◆ Source material
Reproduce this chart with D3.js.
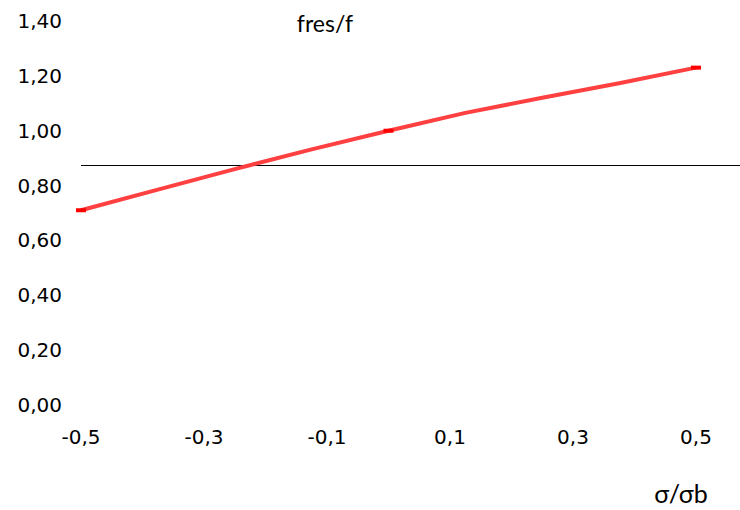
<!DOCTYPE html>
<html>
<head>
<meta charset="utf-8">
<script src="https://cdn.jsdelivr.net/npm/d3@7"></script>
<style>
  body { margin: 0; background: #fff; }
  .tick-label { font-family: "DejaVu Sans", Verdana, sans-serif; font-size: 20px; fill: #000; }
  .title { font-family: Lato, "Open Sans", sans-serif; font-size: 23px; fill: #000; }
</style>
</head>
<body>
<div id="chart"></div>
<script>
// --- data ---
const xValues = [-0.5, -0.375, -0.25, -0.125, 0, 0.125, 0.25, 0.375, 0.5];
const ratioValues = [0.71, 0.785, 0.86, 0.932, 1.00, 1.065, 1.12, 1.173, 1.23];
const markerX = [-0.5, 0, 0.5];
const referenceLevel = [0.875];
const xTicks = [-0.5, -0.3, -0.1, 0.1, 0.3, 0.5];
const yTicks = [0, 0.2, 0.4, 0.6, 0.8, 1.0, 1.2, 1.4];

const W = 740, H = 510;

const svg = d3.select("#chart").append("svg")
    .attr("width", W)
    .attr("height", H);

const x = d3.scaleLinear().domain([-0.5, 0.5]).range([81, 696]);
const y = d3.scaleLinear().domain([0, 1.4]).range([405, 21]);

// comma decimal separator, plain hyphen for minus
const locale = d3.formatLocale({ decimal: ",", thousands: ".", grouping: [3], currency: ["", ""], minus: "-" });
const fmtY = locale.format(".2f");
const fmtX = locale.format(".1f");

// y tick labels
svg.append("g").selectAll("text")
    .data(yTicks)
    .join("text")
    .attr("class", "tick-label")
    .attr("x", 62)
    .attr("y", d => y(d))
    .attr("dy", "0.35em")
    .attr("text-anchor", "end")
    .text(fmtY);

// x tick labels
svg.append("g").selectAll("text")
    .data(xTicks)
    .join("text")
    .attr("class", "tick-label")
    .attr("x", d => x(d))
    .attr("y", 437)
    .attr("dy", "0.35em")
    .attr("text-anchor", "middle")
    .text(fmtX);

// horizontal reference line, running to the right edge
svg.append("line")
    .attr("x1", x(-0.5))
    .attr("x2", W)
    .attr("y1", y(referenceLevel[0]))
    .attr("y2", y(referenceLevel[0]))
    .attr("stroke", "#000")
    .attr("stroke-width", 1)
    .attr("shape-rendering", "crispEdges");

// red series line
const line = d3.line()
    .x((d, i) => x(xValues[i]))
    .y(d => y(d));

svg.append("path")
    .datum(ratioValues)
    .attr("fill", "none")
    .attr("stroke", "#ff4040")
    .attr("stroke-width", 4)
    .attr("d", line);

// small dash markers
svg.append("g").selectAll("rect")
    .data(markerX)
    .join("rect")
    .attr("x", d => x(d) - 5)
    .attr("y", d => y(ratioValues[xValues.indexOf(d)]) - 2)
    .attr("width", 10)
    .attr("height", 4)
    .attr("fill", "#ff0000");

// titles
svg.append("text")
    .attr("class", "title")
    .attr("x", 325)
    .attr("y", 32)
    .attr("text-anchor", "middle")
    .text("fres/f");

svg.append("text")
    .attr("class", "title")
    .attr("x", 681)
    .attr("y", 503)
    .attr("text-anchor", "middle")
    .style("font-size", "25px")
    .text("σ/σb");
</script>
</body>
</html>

◆ Exercise brief
Reproduce the full material exactly, excluding the pictures.

◆ Written response
Reproduce this chart with D3.js.
<!DOCTYPE html>
<html>
<head>
<meta charset="utf-8">
<script src="https://cdn.jsdelivr.net/npm/d3@7"></script>
<style>
  body { margin: 0; background: #fff; }
  .tick-label { font-family: "DejaVu Sans", Verdana, sans-serif; font-size: 20px; fill: #000; }
  .title { font-family: Lato, "Open Sans", sans-serif; font-size: 23px; fill: #000; }
</style>
</head>
<body>
<div id="chart"></div>
<script>
// --- data ---
const xValues = [-0.5, -0.375, -0.25, -0.125, 0, 0.125, 0.25, 0.375, 0.5];
const ratioValues = [0.71, 0.785, 0.86, 0.932, 1.00, 1.065, 1.12, 1.173, 1.23];
const markerX = [-0.5, 0, 0.5];
const referenceLevel = [0.875];
const xTicks = [-0.5, -0.3, -0.1, 0.1, 0.3, 0.5];
const yTicks = [0, 0.2, 0.4, 0.6, 0.8, 1.0, 1.2, 1.4];

const W = 740, H = 510;

const svg = d3.select("#chart").append("svg")
    .attr("width", W)
    .attr("height", H);

const x = d3.scaleLinear().domain([-0.5, 0.5]).range([81, 696]);
const y = d3.scaleLinear().domain([0, 1.4]).range([405, 21]);

// comma decimal separator, plain hyphen for minus
const locale = d3.formatLocale({ decimal: ",", thousands: ".", grouping: [3], currency: ["", ""], minus: "-" });
const fmtY = locale.format(".2f");
const fmtX = locale.format(".1f");

// y tick labels
svg.append("g").selectAll("text")
    .data(yTicks)
    .join("text")
    .attr("class", "tick-label")
    .attr("x", 62)
    .attr("y", d => y(d))
    .attr("dy", "0.35em")
    .attr("text-anchor", "end")
    .text(fmtY);

// x tick labels
svg.append("g").selectAll("text")
    .data(xTicks)
    .join("text")
    .attr("class", "tick-label")
    .attr("x", d => x(d))
    .attr("y", 437)
    .attr("dy", "0.35em")
    .attr("text-anchor", "middle")
    .text(fmtX);

// horizontal reference line, running to the right edge
svg.append("line")
    .attr("x1", x(-0.5))
    .attr("x2", W)
    .attr("y1", y(referenceLevel[0]))
    .attr("y2", y(referenceLevel[0]))
    .attr("stroke", "#000")
    .attr("stroke-width", 1)
    .attr("shape-rendering", "crispEdges");

// red series line
const line = d3.line()
    .x((d, i) => x(xValues[i]))
    .y(d => y(d));

svg.append("path")
    .datum(ratioValues)
    .attr("fill", "none")
    .attr("stroke", "#ff4040")
    .attr("stroke-width", 4)
    .attr("d", line);

// small dash markers
svg.append("g").selectAll("rect")
    .data(markerX)
    .join("rect")
    .attr("x", d => x(d) - 5)
    .attr("y", d => y(ratioValues[xValues.indexOf(d)]) - 2)
    .attr("width", 10)
    .attr("height", 4)
    .attr("fill", "#ff0000");

// titles
svg.append("text")
    .attr("class", "title")
    .attr("x", 325)
    .attr("y", 32)
    .attr("text-anchor", "middle")
    .text("fres/f");

svg.append("text")
    .attr("class", "title")
    .attr("x", 681)
    .attr("y", 503)
    .attr("text-anchor", "middle")
    .style("font-size", "25px")
    .text("σ/σb");
</script>
</body>
</html>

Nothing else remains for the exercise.